Had the Title of this article been coined 3,000 years ago, I’ll bet the biblical prophets would have been tempted to use it. Preaching gloom and doom doesn’t make one real well liked. As a good friend of mine once put it, “When you point out the shortcomings of others, don’t expect to get warm fuzzies in return.”

As a lifelong member of the Christian Reformed Church and a member of the shrinking blue-collar middle class, I have a unique perspective that the white-collar majority may not be able to see.

I was a traveling skilled tradesman for more than 30 years, working in factories and on construction sites. It was a rough atmosphere that I let affect me for far too long, instead of letting my light shine in it.

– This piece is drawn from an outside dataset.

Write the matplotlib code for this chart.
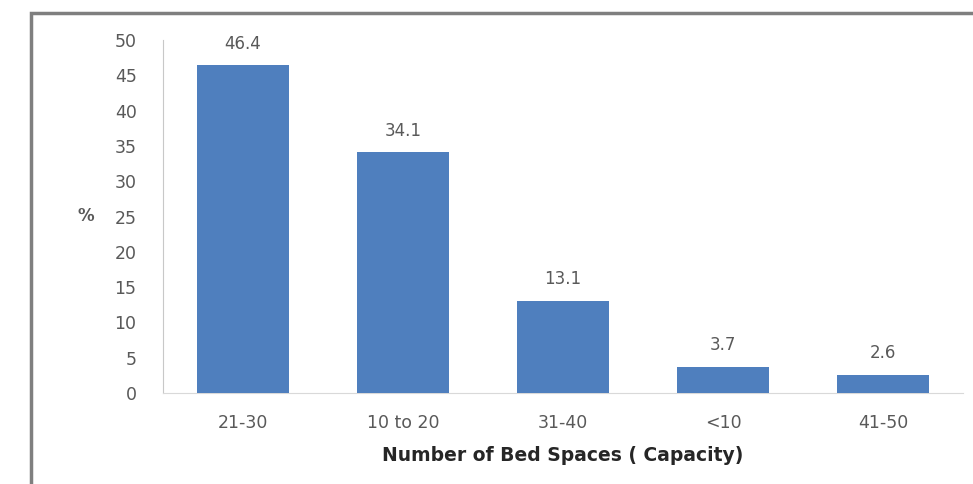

I have had so very many unchurched co-workers bitterly tell me that the reason they had no desire to become a Christian was because of Christians. Allow me to give some examples.

When working at a facility during Christmastime, it was common to be invited to join in a meal of goodies with people we didn’t know. It happened every place but one, a Christian publishing house. Don’t think my co-workers didn’t notice.

At a local Christian college my crew and I parked in unmarked parking spots as directed by our contact at the college. They were, apparently, spots favored by some of the professors too, who proceeded to take umbrage at us for taking “their spots.” Don’t think my co-workers didn’t comment on Christian friendliness.

Two unchurched co-workers from the same company told me they have no desire to attend church because of the un-Christlike behavior of their boss, a CRC deacon.

I’ve seen and heard of many more such instances.

Business owners, what example do you set for your employees? Do you provide livable wages, raises, and benefits to deserving employees? Or do you say there is no money to do so, all the while maintaining several residences, many vehicles, and a month’s worth of expensive vacations? Salespeople, do you keep the promise you initially made that was the key factor in making the sale?

Pastors, do you abstain from injecting healthy doses of guilt and shame in your sermon points? Do you speak out against the pride and arrogance of some of the wealthy, or are you afraid of insulting your church’s golden geese?

I do not mean to be so bold as to compare myself to the prophets. I have plenty of beams in my own eyes and plenty of regrets from my past. I pray that I was never the reason why someone didn’t want to go to church.

If this article causes just one person to look inward and change for the better, then my risk in writing it will have been worth it.